By the time Vanetia and Ted warm to each other, Run & Jump has set itself up so clearly that it runs into an odd pitfall: it feels predictable even as it tells an original story. While Conor has a hard time adjusting to family life, Ted may be getting too close to his subjects. For Vanetia, both men embody contradictions: Conor is familiar yet alien, while Ted is new yet comforting. In broad terms, the story is naturalistic, but scene by scene, it’s a bit schematic.
In this context, Forte’s casting makes sense. During his time on Saturday Night Live, he gravitated toward characters—like the stiff politician Tim Calhoun or the gregarious sex offender Jeff Montgomery—who tried hard to conform to their given situations, then couldn’t help but reveal their inner freakishness. Even his signature MacGruber character, nominally a parody of the TV hero MacGyver, masks a litany of neuroses with his all-American bravado. In both Nebraska and Run & Jump, Forte plays a subtle sort of straight man, calm on his surface while maintaining small notes of inner tension. For all his apparent staidness, Ted also enlivens this movie, especially during brief sections where he must recede from the story, observing the family’s internal dynamics.
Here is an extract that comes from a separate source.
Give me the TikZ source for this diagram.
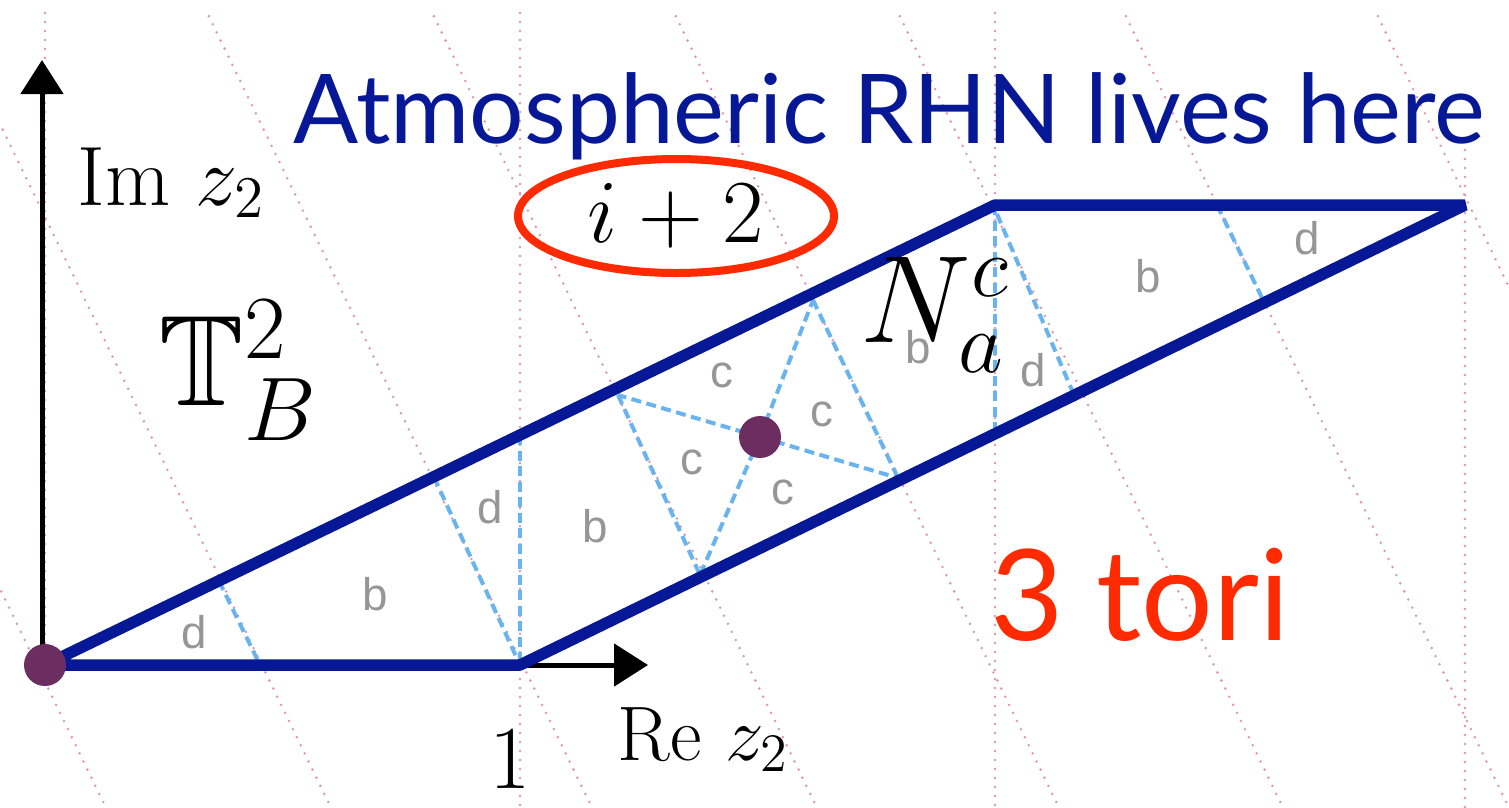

Peake and MacLiam are good, too, in showier roles they shape with sensitivity. Green makes the interesting choice to keep some conflicts between Conor and Vanetia partially obscured, observed from a distance with muffled sound, or through bits of Ted’s video footage after the fact, with some scenes accompanied by a distracting piano score. This suggests another layer of emotional effect, but Run & Jump doesn’t, after all, show what may lie beneath all of that quiet and piano. In place of resolution or well-wrought ambiguity, it offers generically open-ended hopefulness, the suggestion of uplift. This leaves us with a gently melancholic showcase for Forte, and not much else.